I'd like to add these columns to liquid clustering without increasing the number of columns in the stats, and in a way that is part of the table generation code (aka without having a separate ANALYZE TABLE block, unless this can be done within the DLT code itself)
Code below defines a view to filter the bronze table and uses apply changes into to push into the silver table SCD
.view(
name = bronze_view_name
)
def bronze_table_view():
return spark.readStream.format("delta").table(f"live.{bronze_table_name}").where(silver_transformation_where_clause).selectExpr(silver_transformation_select)

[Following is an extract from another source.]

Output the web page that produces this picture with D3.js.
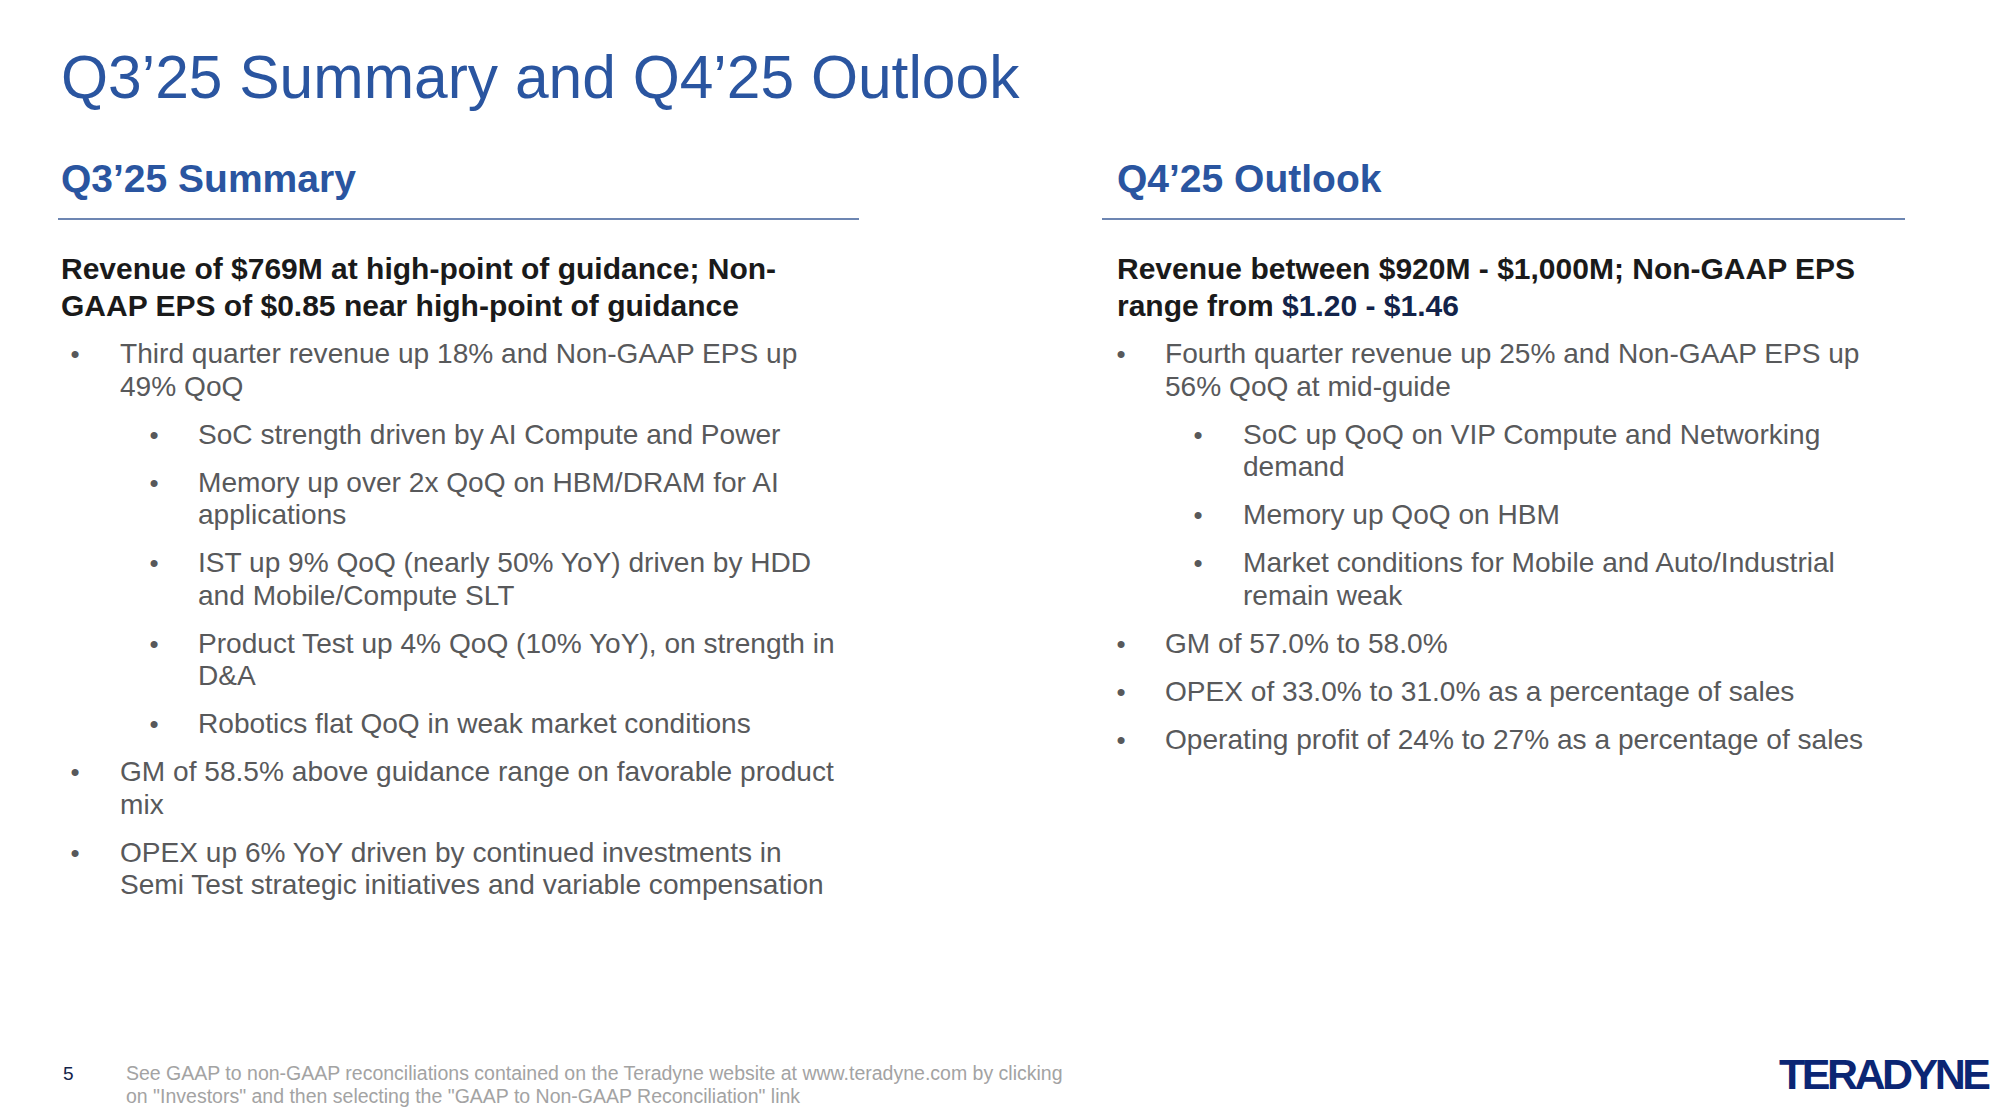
<!DOCTYPE html>
<html><head><meta charset="utf-8">
<script src="https://cdn.jsdelivr.net/npm/d3@7"></script>
<style>html,body{margin:0;padding:0;background:#fff;} svg{display:block;}</style>
</head><body>
<svg id="slide" width="2008" height="1120"></svg>
<script>
// ---------- content ----------
const pageTitle = "Q3’25 Summary and Q4’25 Outlook";
const columnTitles = ["Q3’25 Summary", "Q4’25 Outlook"];
const headlineLeft = [
  [{t: "Revenue of $769M at high-point of guidance; Non-"}],
  [{t: "GAAP EPS of $0.85 near high-point of guidance"}]
];
const headlineRight = [
  [{t: "Revenue between $920M - $1,000M; Non-GAAP EPS"}],
  [{t: "range from "}, {t: "$1.20 - $1.46", hi: true}]
];
const bulletsLeft = [
  {level: 1, lines: ["Third quarter revenue up 18% and Non-GAAP EPS up", "49% QoQ"]},
  {level: 2, lines: ["SoC strength driven by AI Compute and Power"]},
  {level: 2, lines: ["Memory up over 2x QoQ on HBM/DRAM for AI", "applications"]},
  {level: 2, lines: ["IST up 9% QoQ (nearly 50% YoY) driven by HDD", "and Mobile/Compute SLT"]},
  {level: 2, lines: ["Product Test up 4% QoQ (10% YoY), on strength in", "D&A"]},
  {level: 2, lines: ["Robotics flat QoQ in weak market conditions"]},
  {level: 1, lines: ["GM of 58.5% above guidance range on favorable product", "mix"]},
  {level: 1, lines: ["OPEX up 6% YoY driven by continued investments in", "Semi Test strategic initiatives and variable compensation"]}
];
const bulletsRight = [
  {level: 1, lines: ["Fourth quarter revenue up 25% and Non-GAAP EPS up", "56% QoQ at mid-guide"]},
  {level: 2, lines: ["SoC up QoQ on VIP Compute and Networking", "demand"]},
  {level: 2, lines: ["Memory up QoQ on HBM"]},
  {level: 2, lines: ["Market conditions for Mobile and Auto/Industrial", "remain weak"]},
  {level: 1, lines: ["GM of 57.0% to 58.0%"]},
  {level: 1, lines: ["OPEX of 33.0% to 31.0% as a percentage of sales"]},
  {level: 1, lines: ["Operating profit of 24% to 27% as a percentage of sales"]}
];
const footnoteLines = [
  "See GAAP to non-GAAP reconciliations contained on the Teradyne website at www.teradyne.com by clicking",
  "on \"Investors\" and then selecting the \"GAAP to Non-GAAP Reconciliation\" link"
];
const pageNumber = "5";
const logoText = "TERADYNE";

// ---------- styles ----------
const FONT = "'Liberation Sans', Arial, Helvetica, sans-serif";
const BLUE = "#2a55a0";
const BODY = "#58595b";
const DARK = "#1a1a1a";
const NAVY = "#13234a";
const LOGO = "#0b2674";

const svg = d3.select("#slide");
svg.append("rect").attr("width", 2008).attr("height", 1120).attr("fill", "#ffffff");

// title
svg.append("text").attr("x", 61).attr("y", 98)
  .attr("font-family", FONT).attr("font-size", 60.5).attr("fill", BLUE)
  .text(pageTitle);

// columns
const columns = [
  {x0: 61, ruleX: [58, 859], dot1: 75, text1: 120, dot2: 154, text2: 198, headline: headlineLeft, bullets: bulletsLeft},
  {x0: 1117, ruleX: [1102, 1905], dot1: 1121, text1: 1165, dot2: 1198, text2: 1243, headline: headlineRight, bullets: bulletsRight}
];

// vertical layout scale: slot units -> baseline pixels
const lineStep = 32.5, paraGap = 15.5;
const yBody = d3.scaleLinear().domain([0, 1]).range([363, 363 + lineStep]);
const yHead = d3.scaleLinear().domain([0, 1]).range([279, 316]);

columns.forEach((col, ci) => {
  const g = svg.append("g");
  g.append("text").attr("x", col.x0).attr("y", 192)
    .attr("font-family", FONT).attr("font-size", 39).attr("font-weight", "bold").attr("fill", BLUE)
    .text(columnTitles[ci]);
  g.append("line").attr("x1", col.ruleX[0]).attr("x2", col.ruleX[1]).attr("y1", 219).attr("y2", 219)
    .attr("stroke", "#3d5e99").attr("stroke-width", 1.5);

  // headline
  g.selectAll("text.head").data(col.headline).join("text").attr("class", "head")
    .attr("x", col.x0).attr("y", (d, i) => yHead(i))
    .attr("font-family", FONT).attr("font-size", 30).attr("font-weight", "bold").attr("fill", DARK)
    .selectAll("tspan").data(d => d).join("tspan")
    .attr("fill", d => d.hi ? NAVY : DARK).text(d => d.t);

  // bullets layout
  const rows = [];
  let slot = 0;
  col.bullets.forEach((b, bi) => {
    if (bi > 0) slot += paraGap / lineStep;
    b.lines.forEach((ln, li) => {
      rows.push({level: b.level, text: ln, first: li === 0, slot: slot});
      slot += 1;
    });
  });
  g.selectAll("text.dot").data(rows.filter(r => r.first)).join("text").attr("class", "dot")
    .attr("x", d => d.level === 1 ? col.dot1 : col.dot2).attr("y", d => yBody(d.slot))
    .attr("text-anchor", "middle")
    .attr("font-family", FONT).attr("font-size", 26).attr("fill", BODY).text("•");
  g.selectAll("text.line").data(rows).join("text").attr("class", "line")
    .attr("x", d => d.level === 1 ? col.text1 : col.text2).attr("y", d => yBody(d.slot))
    .attr("font-family", FONT).attr("font-size", 28.1).attr("fill", BODY).text(d => d.text);
});

// footer
svg.append("text").attr("x", 63).attr("y", 1080)
  .attr("font-family", FONT).attr("font-size", 19).attr("fill", NAVY).text(pageNumber);
svg.selectAll("text.foot").data(footnoteLines).join("text").attr("class", "foot")
  .attr("x", 126).attr("y", (d, i) => 1080 + i * 23)
  .attr("font-family", FONT).attr("font-size", 19.5).attr("fill", "#a3a3a3").text(d => d);

// logo
svg.append("text").attr("x", 1779).attr("y", 1089)
  .attr("font-family", FONT).attr("font-size", 43).attr("font-weight", "bold").attr("fill", LOGO)
  .attr("letter-spacing", -3.5)
  .text(logoText);
</script>
</body></html>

dlt.create_streaming_table(
name = silver_table_name,
comment = silver_table_comment,
cluster_by = cluster_keys_silver #array of columns to include in liquid clustering
)
dlt.apply_changes(
target = silver_table_name,
source = bronze_view_name,
keys = silver_cdc_keys, #array of key columns
sequence_by = silver_cdc_sequence_by, #array of columns
stored_as_scd_type = silver_cdc_scdtype #2
)
The DLT pipeline uses metadata to generate tables, which makes hard coding the solution an issue
10-30-2024 06:52 AM
Hi @Kguy,
To implement liquid clustering on __start_at and __end_at columns in a Delta Live Tables (DLT) pipeline for a type 2 Slowly Changing Dimension (SCD) without manually increasing the number of columns in stats collection configure cluster_by Columns Dynamically:
Define __start_at and __end_at in cluster_by at the table level to improve query performance. This clustering will focus the layout on these columns, enhancing the performance of time-based filtering.
import dlt
from pyspark.sql import functions as F
# Define the bronze view to filter your input data
@dlt.view
def bronze_table_view():
return (
spark.readStream.format("delta")
.table(f"live.{bronze_table_name}")
.where(silver_transformation_where_clause)
.selectExpr(silver_transformation_select)
)
# Create the silver table with liquid clustering on start and end dates
dlt.create_streaming_table(
name=silver_table_name,
comment=silver_table_comment,
cluster_by=["__start_at", "__end_at"], # Dynamic liquid clustering by date columns
)
# Apply type 2 SCD logic with `apply_changes` and specify the clustering
dlt.apply_changes(
target=silver_table_name,
source="bronze_table_view",
keys=silver_cdc_keys, # Primary keys for SCD
sequence_by=silver_cdc_sequence_by, # Sequence column for ordering
stored_as_scd_type="2", # Define as type 2 SCD
)
Using these methods ensures that your __start_at and __end_at columns are effectively clustered, improving query performance without a need to extend stats collection explicitly for these columns.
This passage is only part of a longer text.